Data lines:
-- -- --

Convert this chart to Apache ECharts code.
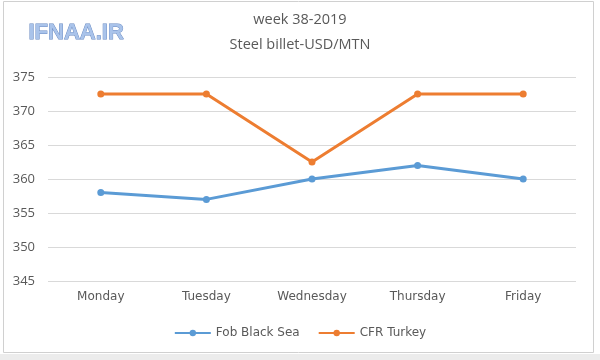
<!DOCTYPE html>
<html><head><meta charset="utf-8">
<script src="https://cdn.jsdelivr.net/npm/echarts@6/dist/echarts.min.js"></script>
<style>html,body{margin:0;padding:0;background:#fff}#c{width:600px;height:360px}</style>
</head><body><div id="c"></div>
<script>
const categories = ['Monday','Tuesday','Wednesday','Thursday','Friday'];
const fobBlackSea = [358, 357, 360, 362, 360];
const cfrTurkey = [372.5, 372.5, 362.5, 372.5, 372.5];
const yMin = 345, yMax = 375, yStep = 5;

const chart = echarts.init(document.getElementById('c'));
chart.setOption({
  animation: false,
  backgroundColor: '#fff',
  title: {
    text: 'week 38-2019\nSteel billet-USD/MTN',
    left: 'center', top: 2,
    textStyle: { fontFamily: 'Open Sans', fontSize: 14.5, fontWeight: 'normal', color: '#595959', lineHeight: 25 }
  },
  graphic: [
    { type: 'rect', shape: { x: 3.5, y: 1.5, width: 590, height: 351 }, style: { fill: 'none', stroke: '#d0d0d0', lineWidth: 1 }, silent: true },
    { type: 'rect', shape: { x: 0, y: 354, width: 600, height: 6 }, style: { fill: '#ececec' }, silent: true },
    { type: 'text', left: 28, top: 21, style: { text: 'IFNAA.IR', font: 'bold 22px Arial, Liberation Sans', fill: '#a9c3ea', stroke: '#6688c0', lineWidth: 0.9 }, silent: true }
  ],
  grid: { left: 48, right: 24, top: 77, bottom: 79, containLabel: false },
  legend: {
    bottom: 16, left: 'center', itemGap: 18, itemWidth: 36, itemHeight: 8,
    textStyle: { fontFamily: 'Verdana, DejaVu Sans', fontSize: 12, color: '#595959' },
    data: ['Fob Black Sea', 'CFR Turkey']
  },
  xAxis: {
    type: 'category', data: categories, boundaryGap: true,
    axisLine: { show: false }, axisTick: { show: false },
    axisLabel: { color: '#595959', fontFamily: 'Verdana, DejaVu Sans', fontSize: 12, margin: 10 }
  },
  yAxis: {
    type: 'value', min: yMin, max: yMax, interval: yStep,
    axisLine: { show: false }, axisTick: { show: false },
    splitLine: { lineStyle: { color: '#d9d9d9', width: 1 } },
    axisLabel: { color: '#595959', fontFamily: 'Open Sans', fontSize: 13, margin: 13 }
  },
  series: [
    { name: 'Fob Black Sea', type: 'line', data: fobBlackSea, symbol: 'circle', symbolSize: 7,
      lineStyle: { color: '#5b9bd5', width: 3 }, itemStyle: { color: '#5b9bd5' } },
    { name: 'CFR Turkey', type: 'line', data: cfrTurkey, symbol: 'circle', symbolSize: 7,
      lineStyle: { color: '#ed7d31', width: 3 }, itemStyle: { color: '#ed7d31' } }
  ]
});
</script></body></html>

-- -- --

Task description: Only lines belong in the copy: transcribe those from the start of the data through the line that contains "const yMin = 345, yMax = 375, yStep = 5;", and skip the pictures.

Task solution:
Convert this chart to Apache ECharts code.
<!DOCTYPE html>
<html><head><meta charset="utf-8">
<script src="https://cdn.jsdelivr.net/npm/echarts@6/dist/echarts.min.js"></script>
<style>html,body{margin:0;padding:0;background:#fff}#c{width:600px;height:360px}</style>
</head><body><div id="c"></div>
<script>
const categories = ['Monday','Tuesday','Wednesday','Thursday','Friday'];
const fobBlackSea = [358, 357, 360, 362, 360];
const cfrTurkey = [372.5, 372.5, 362.5, 372.5, 372.5];
const yMin = 345, yMax = 375, yStep = 5;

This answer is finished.